Em 1995, primeiro ano da enquete, 22% das empresas brasileiras gastavam entre 2% e 5% do faturamento líquido com pesquisa tecnológica; 14% aplicavam mais de 5%, e a grande maioria (74%) gastava menos de 2% ou, pior, não tinha planos para o setor.
Mas a situação mudou, e pode-se dizer que melhorou, ainda que o Brasil esteja longe dos países mais adiantados, nesse item (ver texto abaixo).
No começo de 1997, a CNI e o MCT verificaram haver, entre os empresários ouvidos, disposição de dobrar até o ano 2001 o número de quem investe entre 2% e 5% de suas vendas. Dos empresários entrevistados, 14% investem, agora, 5% ou mais de seus recursos em tecnologia e 28% deles querem estar gastando isso no ano 2001.

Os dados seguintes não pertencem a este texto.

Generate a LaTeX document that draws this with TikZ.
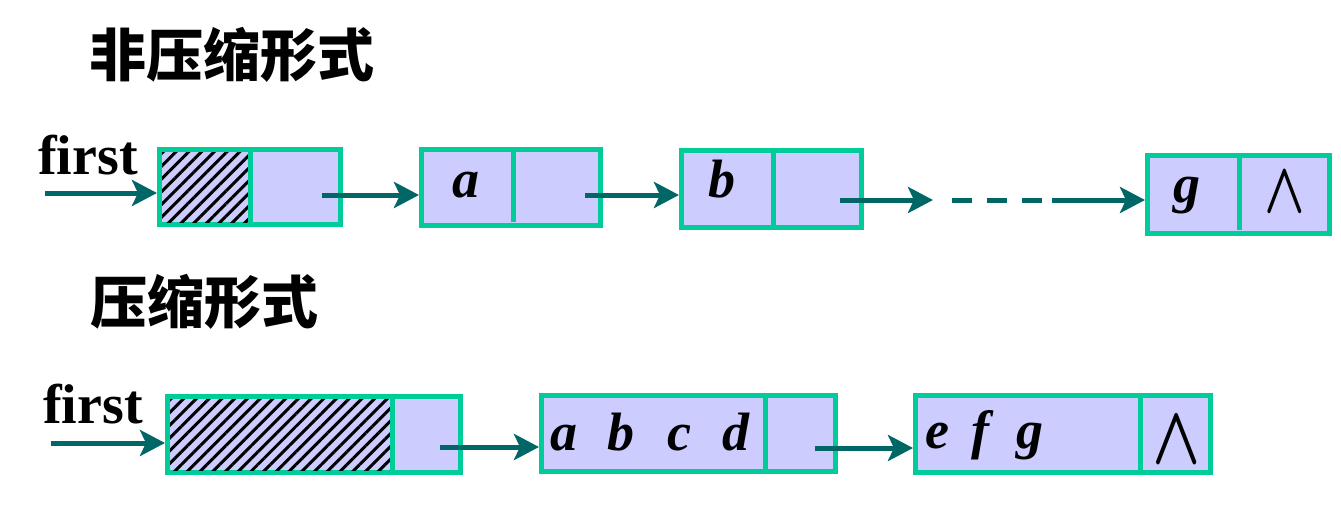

Ao lado dessa tendência, persiste um enorme desconhecimento dos programas oficiais. A pesquisa indica que 80% das 1.012 pessoas consultadas ignoravam a existência desses planos. É por isso que 60% das empresas usam capital próprio para financiar projetos, e tão poucas, 2% apenas, se valem dos benefícios fiscais para complementar seus esforços. As que procuram alguma forma de financiamento oficial chegam a 30% das que investem em ciência e desenvolvimento.

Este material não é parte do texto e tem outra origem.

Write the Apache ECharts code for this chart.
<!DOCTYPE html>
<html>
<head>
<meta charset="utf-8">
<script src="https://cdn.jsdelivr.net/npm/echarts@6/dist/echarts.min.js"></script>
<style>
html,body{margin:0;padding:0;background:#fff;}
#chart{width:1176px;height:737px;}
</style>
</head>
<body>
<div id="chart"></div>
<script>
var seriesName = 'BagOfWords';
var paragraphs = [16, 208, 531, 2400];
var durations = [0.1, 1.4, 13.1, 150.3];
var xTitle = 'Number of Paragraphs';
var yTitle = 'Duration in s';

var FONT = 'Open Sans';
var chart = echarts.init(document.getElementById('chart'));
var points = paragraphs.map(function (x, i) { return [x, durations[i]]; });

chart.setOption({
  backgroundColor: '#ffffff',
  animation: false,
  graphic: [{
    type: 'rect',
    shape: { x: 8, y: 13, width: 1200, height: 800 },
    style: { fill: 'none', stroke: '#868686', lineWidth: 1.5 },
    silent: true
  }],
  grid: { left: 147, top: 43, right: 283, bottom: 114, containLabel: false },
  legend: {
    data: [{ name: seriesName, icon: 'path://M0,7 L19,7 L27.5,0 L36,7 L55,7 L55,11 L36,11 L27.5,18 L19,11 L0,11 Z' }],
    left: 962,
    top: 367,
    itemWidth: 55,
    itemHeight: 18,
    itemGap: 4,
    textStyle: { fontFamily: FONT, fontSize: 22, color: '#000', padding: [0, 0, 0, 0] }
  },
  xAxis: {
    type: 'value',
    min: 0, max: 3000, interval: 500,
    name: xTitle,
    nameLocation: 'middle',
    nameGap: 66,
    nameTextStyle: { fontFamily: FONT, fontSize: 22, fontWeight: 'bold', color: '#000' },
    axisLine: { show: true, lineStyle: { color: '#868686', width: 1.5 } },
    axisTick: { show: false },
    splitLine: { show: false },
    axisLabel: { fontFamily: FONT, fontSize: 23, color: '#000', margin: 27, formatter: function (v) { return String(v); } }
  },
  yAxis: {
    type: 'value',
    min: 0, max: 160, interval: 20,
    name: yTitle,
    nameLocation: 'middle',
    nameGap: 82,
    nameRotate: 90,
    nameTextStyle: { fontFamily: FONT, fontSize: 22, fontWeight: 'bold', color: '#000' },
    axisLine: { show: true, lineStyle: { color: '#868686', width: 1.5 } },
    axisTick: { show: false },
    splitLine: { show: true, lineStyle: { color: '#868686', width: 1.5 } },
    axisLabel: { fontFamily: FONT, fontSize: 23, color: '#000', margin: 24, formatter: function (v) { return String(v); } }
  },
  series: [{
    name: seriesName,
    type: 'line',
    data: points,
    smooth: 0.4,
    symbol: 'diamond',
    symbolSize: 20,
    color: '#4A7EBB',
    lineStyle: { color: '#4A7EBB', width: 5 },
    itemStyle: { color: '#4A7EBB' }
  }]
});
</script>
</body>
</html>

Em recente seminário realizado pelo MCT em São Paulo, foram divulgados dados segundo os quais já estão incluídas nesses programas 250 empresas que, como conseqüência dos projetos desenvolvidos ou em execução, prevêem faturar em exportações R$ 9,5 bilhões este ano.
O peso do atraso
O relatório anual da Unesco sobre a situação da ciência e da tecnologia no mundo identifica uma prioridade básica para os países latino-americanos. É fundamental harmonizar a pesquisa a políticas de industrialização, de modo a fazer com que a tecnologia contribua efetivamente para o processo de modernização industrial, requisito necessário para a retomada do crescimento econômico, que por sua vez é imprescindível para reduzir a pobreza no continente e integrar grandes camadas da população no processo de desenvolvimento.
A mesma recomendação se faz para as áreas de saúde, agricultura, ambiente e energia, diz estudo encomendado a Guillermo Cardoza e Raimundo Villegas, professores venezuelanos.

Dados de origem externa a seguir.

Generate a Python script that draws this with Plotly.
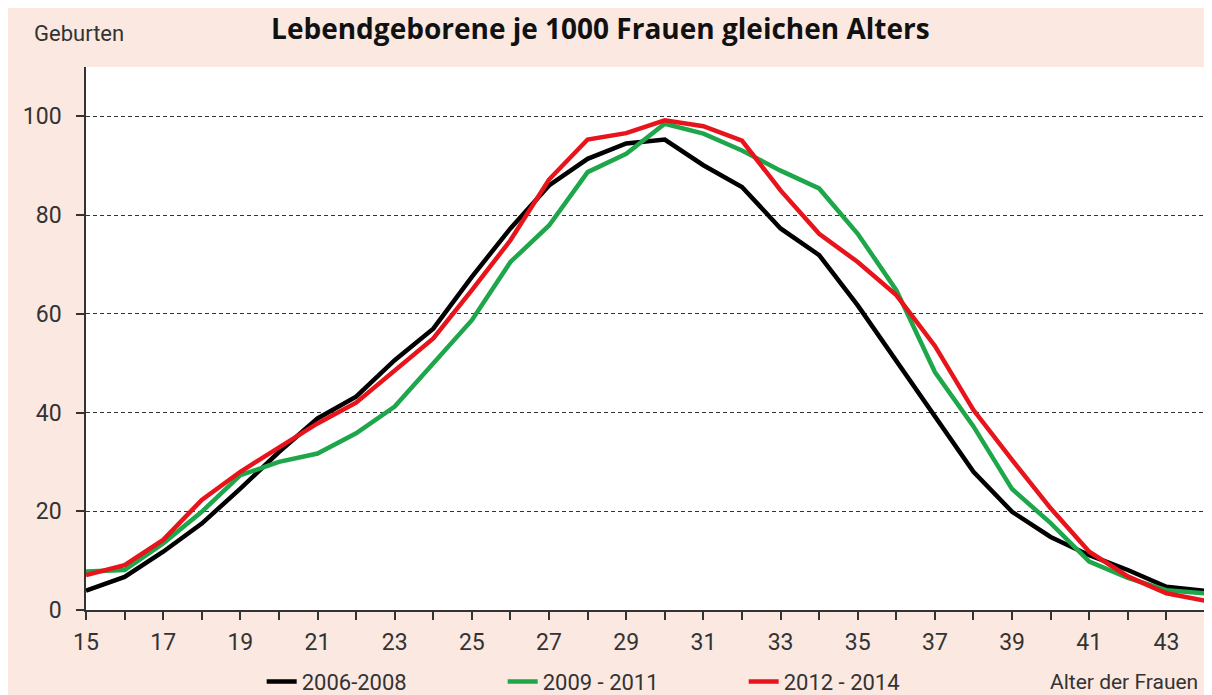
import plotly.graph_objects as go

ages = list(range(15, 45))
s_2006_2008 = [3.9, 6.7, 11.8, 17.5, 24.6, 32.0, 38.8, 43.2, 50.6, 57.0, 67.5, 77.3, 86.0, 91.4, 94.5, 95.3,
               90.1, 85.7, 77.3, 71.9, 61.7, 50.5, 39.5, 28.0, 19.9, 14.8, 11.1, 8.1, 4.7, 3.9]
s_2009_2011 = [7.8, 8.1, 13.5, 19.9, 27.3, 30.0, 31.7, 35.8, 41.2, 50.0, 58.7, 70.5, 77.9, 88.7, 92.4, 98.5,
               96.5, 93.1, 89.0, 85.4, 76.2, 64.8, 48.2, 37.2, 24.5, 17.6, 9.8, 6.5, 4.0, 3.4]
s_2012_2014 = [7.1, 9.1, 14.2, 22.3, 28.0, 33.0, 37.8, 42.0, 48.6, 55.0, 64.8, 74.9, 87.2, 95.3, 96.6, 99.2,
               98.0, 95.1, 85.0, 76.2, 70.5, 63.8, 53.5, 40.5, 30.4, 20.6, 11.8, 6.8, 3.4, 1.9]
series_names = ["2006-2008", "2009 - 2011", "2012 - 2014"]
series_colors = ["#000000", "#1DA64A", "#E8141B"]
y_ticks = [0, 20, 40, 60, 80, 100]
x_tick_labels = [str(a) if a % 2 == 1 else "" for a in ages]

FONT = "Roboto, sans-serif"
BG = "#FAE8E1"

fig = go.Figure()
for name, vals, col in zip(series_names, [s_2006_2008, s_2009_2011, s_2012_2014], series_colors):
    fig.add_trace(go.Scatter(x=ages, y=vals, mode="lines", name=name,
                             line=dict(color=col, width=4.5)))

fig.update_layout(
    width=1204, height=687,
    paper_bgcolor=BG, plot_bgcolor="white",
    margin=dict(l=78, r=7, t=59, b=85, autoexpand=False),
    font=dict(family=FONT, size=23, color="#333333"),
    title=dict(text="<b>Lebendgeborene je 1000 Frauen gleichen Alters</b>",
               x=0.492, xanchor="center", y=0.969, yanchor="middle",
               font=dict(family="Open Sans, sans-serif", size=28, color="#111111")),
    showlegend=True,
    legend=dict(orientation="h", x=0.157, xanchor="left", y=-0.132, yanchor="middle",
                bgcolor="rgba(0,0,0,0)", font=dict(size=22, color="#333333"),
                entrywidth=196, entrywidthmode="pixels", itemwidth=30,
                traceorder="normal"),
    xaxis=dict(range=[15, 44], tickvals=ages, ticktext=x_tick_labels,
               ticks="outside", ticklen=8, tickwidth=1.5, tickcolor="#333333",
               showline=True, linecolor="#333333", linewidth=1.5, ticklabelstandoff=3,
               showgrid=False, zeroline=False, tickfont=dict(size=23)),
    yaxis=dict(range=[0, 110], tickvals=y_ticks,
               ticks="outside", ticklen=8, tickwidth=1.5, tickcolor="#333333",
               showline=True, linecolor="#333333", linewidth=1.5, ticklabelstandoff=10,
               showgrid=True, gridcolor="#333333", gridwidth=1.2, griddash="4px,3px",
               zeroline=False, tickfont=dict(size=23)),
    annotations=[
        dict(text="Geburten", xref="paper", yref="paper", x=-0.0483, y=1.0626,
             xanchor="left", yanchor="middle", showarrow=False,
             font=dict(size=22, color="#333333")),
        dict(text="Alter der Frauen", xref="paper", yref="paper", x=0.9955, y=-0.132,
             xanchor="right", yanchor="middle", showarrow=False,
             font=dict(size=21, color="#333333")),
    ],
)

fig.write_html("out.html")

Os especialistas compararam dados do Brasil, da Argentina, do Chile, do México e da Venezuela, que consideram os países de maior produção científica no continente latino-americano, com os dos chamados NICs, sigla inglesa que identifica os Novos Países Industrializados do Sudeste Asiático, Coréia do Sul, Cingapura e Taiwan.
Nesses países, desde os anos 80, houve um significativo esforço para expandir os gastos em pesquisa e desenvolvimento, ao contrário do que ocorria nas nações da América Latina, imersas em crises econômicas consideráveis. Resultado disso é que, já em 1990, havia se alargado fortemente a distância entre o número de pesquisadores por milhão de habitantes dos três NICs e o dos seis países latino-americanos. Da mesma forma, não há quase como comparar os dados da produção científica nesses dois grupos.
Dessas e de outras circunstâncias, assinala o estudo, resultou uma situação em que o crescimento do PIB dos países asiáticos é reflexo direto de um volume muito maior de produtos de maior valor agregado, que formam sua pauta de exportações. É óbvio, lembra o estudo, que outros fatores, como inflação e valorização das moedas nacionais, têm influência nos resultados econômicos globais. Mas não se pode desconsiderar, conclui, o peso da decisão política de dar prioridade a programas específicos de pesquisa e desenvolvimento, integrados ao modelo de desenvolvimento industrial.